#### Work to do
Please write out the lines of the data exactly, beginning with the first and ending with the line containing "(press) -- (ret);"; leave the pictures behind.
------------
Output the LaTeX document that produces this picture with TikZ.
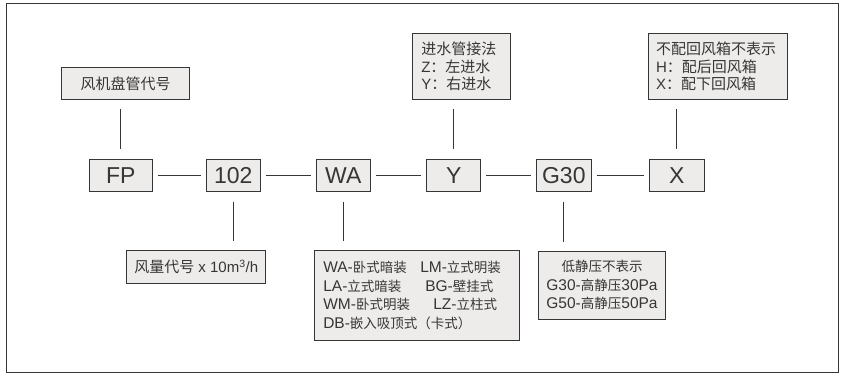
\documentclass[tikz,border=0pt]{standalone}
\usepackage{fontspec}
\setmainfont{Liberation Sans}
\newfontfamily\cjk{Noto Sans CJK SC}
\newcommand{\zh}[1]{{\cjk #1}}
\newcommand{\zs}[1]{{\cjk\fontsize{13.5}{18.5}\selectfont #1}}
\usetikzlibrary{positioning}
\definecolor{boxfill}{HTML}{EEECEA}
\definecolor{ink}{HTML}{363636}
\tikzset{
  codebox/.style={draw=ink, fill=boxfill, text=ink, line width=0.8pt,
    minimum height=32pt, minimum width=54pt, inner sep=0pt,
    font=\fontsize{23}{23}\selectfont},
  notebox/.style={draw=ink, fill=boxfill, text=ink, line width=0.8pt,
    inner ysep=0pt, font=\fontsize{15}{17.5}\selectfont},
  smallnote/.style={notebox, font=\fontsize{15.5}{18.5}\selectfont},
  link/.style={draw=ink, line width=0.8pt, shorten <=5pt, shorten >=5pt},
  vlink/.style={draw=ink, line width=0.8pt, shorten <=10pt, shorten >=9pt},
}

\begin{document}
\begin{tikzpicture}[x=1pt, y=-1pt]
\useasboundingbox (0,0) rectangle (845,378);
\draw[ink, line width=0.8pt] (6,3) rectangle (838,372);

% model code row
\node[codebox, minimum width=63pt] (fp) at (120.8,175.3) {FP};
\node[codebox] (size) at (233.3,175.3) {102};
\node[codebox] (mount) at (343.3,175.3) {WA};
\node[codebox] (inlet) at (453.8,175.3) {Y};
\node[codebox, minimum width=55pt] (press) at (563.8,175.3) {G30};
\node[codebox, minimum width=55pt] (ret) at (676.8,175.3) {X};

\draw[link] (fp) -- (size);
\draw[link] (size) -- (mount);
\draw[link] (mount) -- (inlet);
\draw[link] (inlet) -- (press);
\draw[link] (press) -- (ret);

% notes above
\node[notebox, minimum width=128.4pt, minimum height=32pt] (fpnote) at (125.5,83.3)
  {\zh{风机盘管代号}};
\node[notebox, inner xsep=9pt, text width=80pt, align=left, minimum height=66pt]
  (inletnote) at (461.3,66.3)
  {\zh{进水管接法}\\Z\zh{：左进水}\\Y\zh{：右进水}};
\node[notebox, inner xsep=7.7pt, text width=123.6pt, align=left, minimum height=66pt]
  (retnote) at (717.8,66.3)
  {\zh{不配回风箱不表示}\\H\zh{：配后回风箱}\\X\zh{：配下回风箱}};

% notes below
\node[notebox, minimum width=139pt, minimum height=33.7pt] (sizenote) at (196.2,266.9)
  {\zh{风量代号} x 10m\textsuperscript{3}/h};
\node[smallnote, inner xsep=9pt, text width=187pt, align=left, minimum height=90.7pt]
  (mountnote) at (416.8,295.4)
  {\makebox[97pt][l]{WA-\zs{卧式暗装}}LM-\zs{立式明装}\\
   \makebox[102pt][l]{LA-\zs{立式暗装}}BG-\zs{壁挂式}\\
   \makebox[110pt][l]{WM-\zs{卧式明装}}LZ-\zs{立柱式}\\
   DB-\zs{嵌入吸顶式（卡式）}};
\node[smallnote, minimum width=127.4pt, minimum height=68pt, align=center]
  (pressnote) at (602,285.3)
  {\zs{低静压不表示}\\G30-\zs{高静压}30Pa\\G50-\zs{高静压}50Pa};

\draw[vlink] (fp.north) -- (fp.north |- fpnote.south);
\draw[vlink] (inlet.north) -- (inlet.north |- inletnote.south);
\draw[vlink] (ret.north) -- (ret.north |- retnote.south);
\draw[vlink] (size.south) -- (size.south |- sizenote.north);
\draw[vlink] (mount.south) -- (mount.south |- mountnote.north);
\draw[vlink] (press.south) -- (press.south |- pressnote.north);
\end{tikzpicture}
\end{document}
------------
#### Exercise output
Output the LaTeX document that produces this picture with TikZ.
\documentclass[tikz,border=0pt]{standalone}
\usepackage{fontspec}
\setmainfont{Liberation Sans}
\newfontfamily\cjk{Noto Sans CJK SC}
\newcommand{\zh}[1]{{\cjk #1}}
\newcommand{\zs}[1]{{\cjk\fontsize{13.5}{18.5}\selectfont #1}}
\usetikzlibrary{positioning}
\definecolor{boxfill}{HTML}{EEECEA}
\definecolor{ink}{HTML}{363636}
\tikzset{
  codebox/.style={draw=ink, fill=boxfill, text=ink, line width=0.8pt,
    minimum height=32pt, minimum width=54pt, inner sep=0pt,
    font=\fontsize{23}{23}\selectfont},
  notebox/.style={draw=ink, fill=boxfill, text=ink, line width=0.8pt,
    inner ysep=0pt, font=\fontsize{15}{17.5}\selectfont},
  smallnote/.style={notebox, font=\fontsize{15.5}{18.5}\selectfont},
  link/.style={draw=ink, line width=0.8pt, shorten <=5pt, shorten >=5pt},
  vlink/.style={draw=ink, line width=0.8pt, shorten <=10pt, shorten >=9pt},
}

\begin{document}
\begin{tikzpicture}[x=1pt, y=-1pt]
\useasboundingbox (0,0) rectangle (845,378);
\draw[ink, line width=0.8pt] (6,3) rectangle (838,372);

% model code row
\node[codebox, minimum width=63pt] (fp) at (120.8,175.3) {FP};
\node[codebox] (size) at (233.3,175.3) {102};
\node[codebox] (mount) at (343.3,175.3) {WA};
\node[codebox] (inlet) at (453.8,175.3) {Y};
\node[codebox, minimum width=55pt] (press) at (563.8,175.3) {G30};
\node[codebox, minimum width=55pt] (ret) at (676.8,175.3) {X};

\draw[link] (fp) -- (size);
\draw[link] (size) -- (mount);
\draw[link] (mount) -- (inlet);
\draw[link] (inlet) -- (press);
\draw[link] (press) -- (ret);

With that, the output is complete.